Entry 416 — Me an’ Marton
Clark Lunberry, who took the picture, too (at the college Clark teaches at, the name of which I’ve forgotten, on Saturday, 2 April 2011):
.
.
I’m the taller one. Marton is trying in vain to convince me of some idiotic idea of his that certain kinds of semantically meaningless texts that somehow act like language are a form of visual poetry. Actually, we came close to agreeing, I assigning such poems tentatively to the borblur between visual poetry and textual visimagery–until I can see examples of what Marton was talking about, and bounced their author’s name off my head, without any a trace of it getting inside. I think his over-all position on the definition of visual poetry is fairly close to mine. Anyway, we’re still friends!
.
Note: I guess I should add for the sake of those uninitiated into the way my sense of humor works, that the “idiotic” above is a joke on myself. I automatically react with hostility to any idea I disagree with (as, I believe everyone else does), so over the years I’ve developed a habit in person of displaying a violent rage at having to deal with an idea I don’t like that’s is so excessive, it can only be taken as a joke. I’m conveying, I hope, the fact that I do disagree but don’t take myself or my disagreement seriously. Meanwhile, I’m letting off steam. Because I do take everything seriously–and completely unseriously. The “idiotic” is the print version of that.
“certain kinds of semantically meaningless texts that somehow act like language are a form of visual poetry.”
what’s wrong with that?
actually, id be more interested in a report of marton’s presentation during his stay in this country.

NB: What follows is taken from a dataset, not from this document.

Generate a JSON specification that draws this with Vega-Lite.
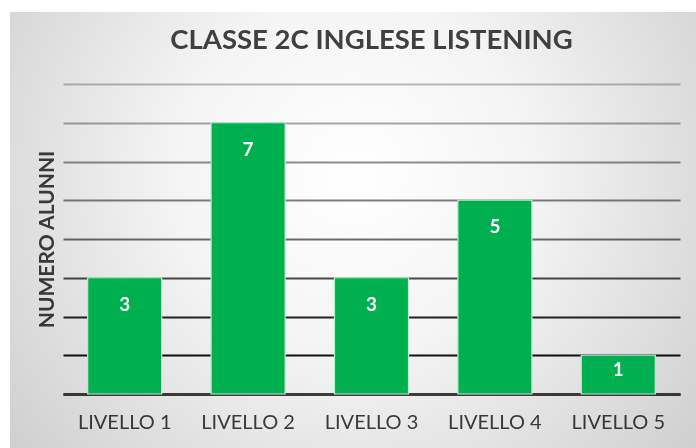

As you ought to know by now, Nico, I have this absurd idea that poetry is a literary art, and therefore must have a semantic meaning. But I might have to accept certain kinds of “semantically meaningless texts that somehow act like language are a form of visual poetry” as poetry if there’s no other category for it. If it does something aesthetically interesting visually, then I’d call it “visimagery,” my word for visual art. If it is strictly textual but averbal, then, perhaps, “asemic poetry” would be the proper category for it. Justified by its having “near-words”–and having to have some category.
As for what I put in my blog, there’s a lot of stuff I’d like to see in it but am habitually too tired to post. I should be up to saying more about my day with Marton (and Clark) eventually, but not about Marton’s presentation, because I could only afford to stay a day, so missed it. It may have been recorded, though. By now he has probably given a second presentation in Chicago. His tour includes a third city–Milwaukee, I think. Anyway, he’ll be meeting Karl Young.
–Bob
–Bob
i know i stepped in your definition field, but wouldnt a “foreign” language be considered meaningless to someone without the semantic keys. though, of course, it would still be language.

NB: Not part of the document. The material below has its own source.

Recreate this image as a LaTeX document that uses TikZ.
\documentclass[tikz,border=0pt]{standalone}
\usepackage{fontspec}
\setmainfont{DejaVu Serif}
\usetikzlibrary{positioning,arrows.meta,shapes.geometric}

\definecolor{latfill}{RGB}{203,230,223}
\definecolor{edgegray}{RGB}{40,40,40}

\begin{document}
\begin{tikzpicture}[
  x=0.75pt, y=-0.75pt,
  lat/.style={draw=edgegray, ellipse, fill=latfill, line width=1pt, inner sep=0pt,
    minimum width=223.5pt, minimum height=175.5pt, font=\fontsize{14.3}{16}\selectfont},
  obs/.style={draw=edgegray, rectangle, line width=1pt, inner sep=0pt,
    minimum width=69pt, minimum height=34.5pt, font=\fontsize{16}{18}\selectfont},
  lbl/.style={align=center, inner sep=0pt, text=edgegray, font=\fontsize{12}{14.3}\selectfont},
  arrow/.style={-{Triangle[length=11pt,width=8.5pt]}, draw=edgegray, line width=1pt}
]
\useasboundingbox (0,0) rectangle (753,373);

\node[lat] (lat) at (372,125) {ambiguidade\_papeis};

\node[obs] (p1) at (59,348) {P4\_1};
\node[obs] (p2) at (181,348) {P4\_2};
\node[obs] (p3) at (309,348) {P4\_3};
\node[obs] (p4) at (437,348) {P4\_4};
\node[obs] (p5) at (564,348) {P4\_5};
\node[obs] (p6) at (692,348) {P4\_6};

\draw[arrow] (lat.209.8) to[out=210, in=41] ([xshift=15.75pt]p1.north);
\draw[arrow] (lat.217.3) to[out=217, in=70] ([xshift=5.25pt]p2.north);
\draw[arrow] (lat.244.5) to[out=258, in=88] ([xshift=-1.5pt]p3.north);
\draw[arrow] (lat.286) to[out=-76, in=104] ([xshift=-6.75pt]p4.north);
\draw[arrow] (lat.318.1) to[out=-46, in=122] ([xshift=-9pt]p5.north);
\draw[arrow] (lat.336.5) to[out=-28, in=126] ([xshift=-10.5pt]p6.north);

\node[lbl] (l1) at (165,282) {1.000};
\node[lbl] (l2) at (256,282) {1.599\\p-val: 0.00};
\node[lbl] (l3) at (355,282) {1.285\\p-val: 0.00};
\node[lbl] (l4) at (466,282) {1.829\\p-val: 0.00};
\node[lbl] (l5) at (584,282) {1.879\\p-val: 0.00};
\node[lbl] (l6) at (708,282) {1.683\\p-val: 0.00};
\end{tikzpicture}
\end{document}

im glad to hear marton’s visiting mr young..
thanks,
n
My impulse was to joke that all poems have to be in English. But in a way, that’s true: a poem is FOR ITS ENGAGENT a collection of wrods (and perhaps other elements) that he can read. A text in Spanish is not a poem for me, but can certainly be one for a person who speaks Spanish. Just as a painting can be a work of art for someone who can see but not for someone who is blind.
I maintain that everything has a personal definition and social definition. For me, a poem has to be in English. For the world, a poem has to be in some language more than one person can read.
It reduces to the silly philosophical question about whether real things exist where no conscious mind can witness them. I say they do simply because it’s easier to think things are stable, and don’t disappear when no one is looking at them. But the latter could happen. It doesn’t matter, though. Existence stays exactly the same regardless of what happens.